Before we go any further, let's have a brag session! Tell us about your HBCU(s). What are y'all known for? What are the most exciting things about the yard?
TSU historically is what made Brown v. the Board of Education possible years later. Without Sweat v. Painter (the State of Texas), we do not see the victory for Black people having their own colleges and universities. Once that precedent was set, it opened the door for the other legal victories against segregation. Plus our band, The Ocean of Soul is world famous.
What do you say to people who believe HBCUs are not as good as Predominantly White Institutions (PWI)?
I say they are miseducated and lack knowledge of history. There are many reasons HBCUs' impact has been so powerful for Black people, but also why systemic efforts to starve them out still exist today.
"TSU HISTORICALLY IS WHAT MADE THE BROWN V. THE BOARD OF EDUCATION POSSIBLE YEARS LATER. WITHOUT SWEAT V. PAINTER (THE STATE OF TEXAS), WE DO NOT SEE THE VICTORY FOR BLACK PEOPLE HAVING THEIR OWN COLLEGE AND UNIVERSITY."

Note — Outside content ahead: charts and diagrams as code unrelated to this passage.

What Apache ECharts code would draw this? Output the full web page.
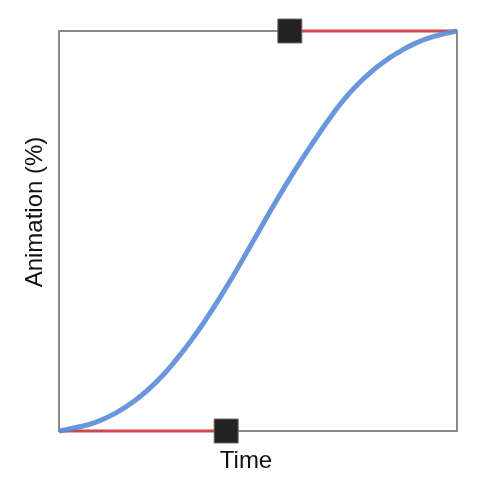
<!DOCTYPE html>
<html>
<head>
<meta charset="utf-8">
<script src="https://cdn.jsdelivr.net/npm/echarts@6/dist/echarts.min.js"></script>
<style>
  html, body { margin: 0; padding: 0; background: #fff; }
  #chart { width: 482px; height: 478px; }
</style>
</head>
<body>
<div id="chart"></div>
<script>
  // curve, time (%) vs animation (%)
  var timePct = [0, 4.0, 9.0, 14.1, 19.1, 24.1, 29.1, 34.2, 38.8, 44.0, 48.8, 53.8, 59.3, 64.7, 68.9, 73.1, 77.3, 81.5, 85.7, 89.9, 94.0, 100];
  var animPct = [0, 0.8, 2.1, 4.4, 7.6, 11.9, 17.4, 24.0, 30.8, 39.2, 47.5, 56.2, 65.2, 73.4, 79.4, 84.6, 88.8, 92.2, 94.9, 97.1, 98.6, 100];
  // bezier handles: start -> handle 1, handle 2 -> end
  var handleStart = [[0, 0], [42, 0]];
  var handleEnd = [[58, 100], [100, 100]];
  var handlePoints = [[42, 0], [58, 100]];

  var curve = timePct.map(function (t, i) { return [t, animPct[i]]; });

  var myChart = echarts.init(document.getElementById('chart'));
  var option = {
    animation: false,
    grid: {
      left: 59, right: 25, top: 31, bottom: 47,
      show: true,
      borderColor: '#8a8a8a',
      borderWidth: 2,
      backgroundColor: '#fff'
    },
    xAxis: {
      type: 'value', min: 0, max: 100,
      axisLine: { show: false }, axisTick: { show: false },
      axisLabel: { show: false }, splitLine: { show: false }
    },
    yAxis: {
      type: 'value', min: 0, max: 100,
      axisLine: { show: false }, axisTick: { show: false },
      axisLabel: { show: false }, splitLine: { show: false }
    },
    graphic: [
      {
        type: 'text', x: 246, y: 461,
        style: {
          text: 'Time', fill: '#111',
          font: '24px "Liberation Sans", Arial, sans-serif',
          align: 'center', verticalAlign: 'middle'
        }
      },
      {
        type: 'text', x: 35, y: 212, rotation: Math.PI / 2,
        style: {
          text: 'Animation (%)', fill: '#111',
          font: '24px "Liberation Sans", Arial, sans-serif',
          align: 'center', verticalAlign: 'middle'
        }
      }
    ],
    series: [
      {
        type: 'line', data: handleStart, symbol: 'none', clip: false, z: 2,
        lineStyle: { color: '#d0464a', width: 3 }
      },
      {
        type: 'line', data: handleEnd, symbol: 'none', clip: false, z: 2,
        lineStyle: { color: '#d0464a', width: 3 }
      },
      {
        type: 'line', data: curve, symbol: 'none', smooth: true, clip: false, z: 3,
        lineStyle: { color: '#5b8ed8', width: 5, opacity: 0.92 }
      },
      {
        type: 'scatter', data: handlePoints, symbol: 'rect', symbolSize: 24, clip: false, z: 5,
        itemStyle: { color: '#222', opacity: 1, borderColor: '#6a6a6a', borderWidth: 1 }
      }
    ]
  };
  myChart.setOption(option);
</script>
</body>
</html>
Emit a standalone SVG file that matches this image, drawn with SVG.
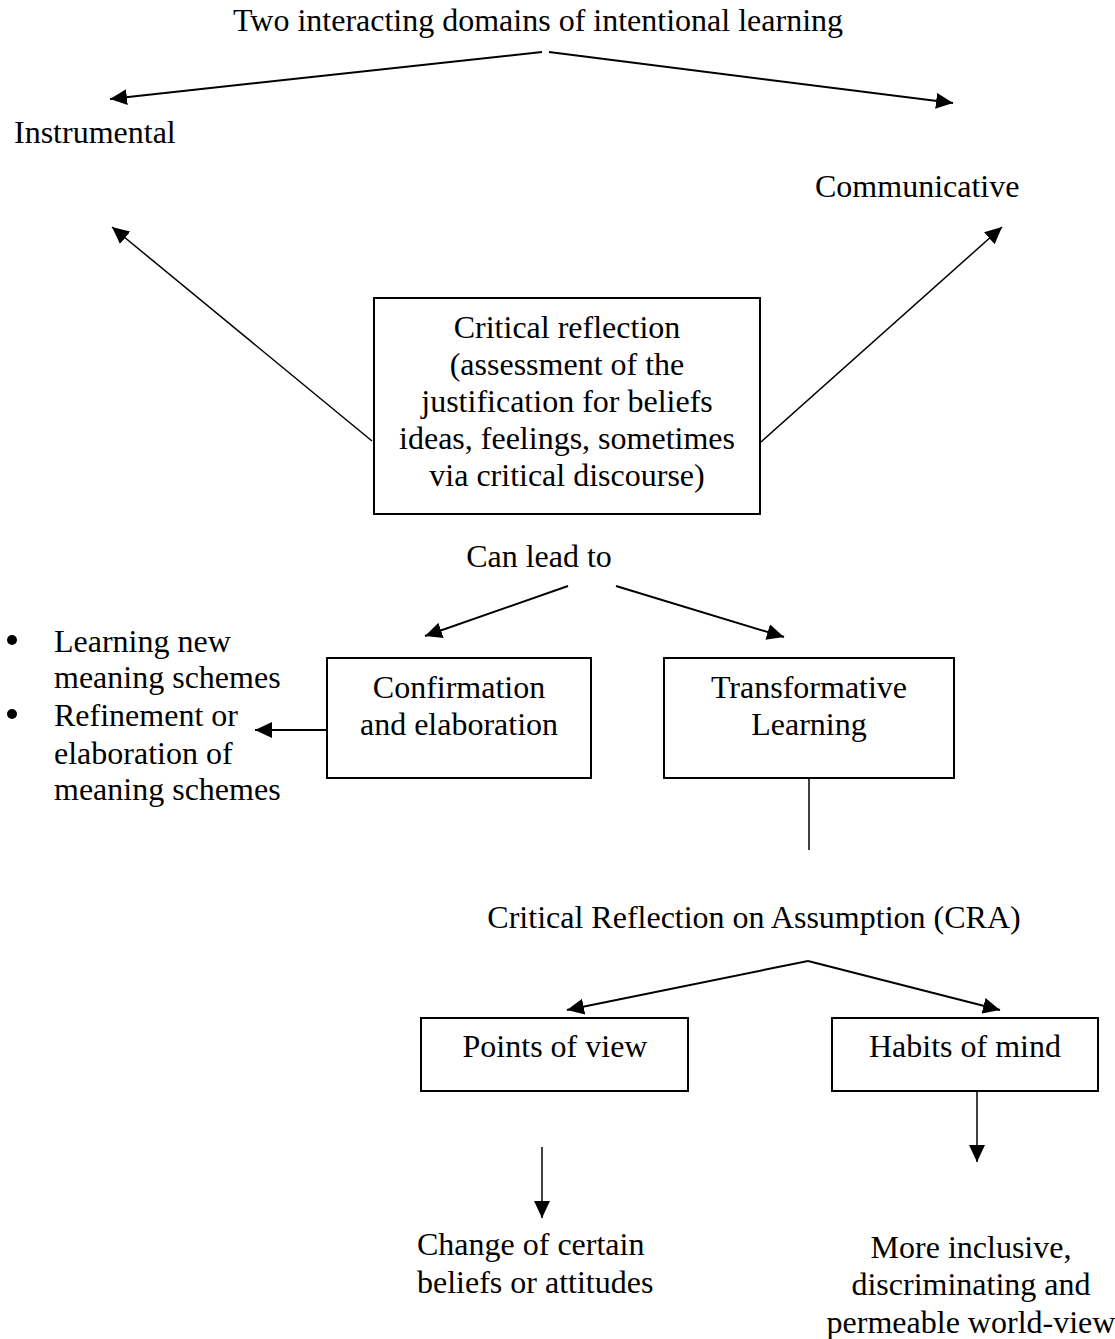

Tell us what you wish everyone in the world knew about the HBCU experience.
Once you understand the reason for an HBCU's existence and history, then you will understand American history. That lesson can only be truly appreciated through attending an HBCU.
Tell us about your most memorable HBCU experiences. (Yes we in yo business, tell us about all of 'em!)
My graduation day. The sight of so many beautiful people smiling and full of joy was incredible.
Was it like Hillman on "A Different World"?
I've actually never watched it.
As any alumni will tell you, HBCUs are nurturing environments. What person(s) during your HBCU experience deserves some flowers and recognition?
There were so many who made an impact on my life. Dr. Kimberly Brown-Pellum, Dr. Charlene Evans, Dr. Alexis Brooks de Vita, Dr. Michael Zeitler, and Dr. Marlene Pitre.
How are you using what you learned from them in your everyday life?
By continuing to pour my labor of both love and passion back into the Historic Third Ward community.
Thank you for showing us Your Yard and telling us Your Experience. Before you go, tell us, what do you imagine for the future of HBCUs?
The future I see for HBCUs is one where there is more money and funding, and less revisionist history and whitewashing.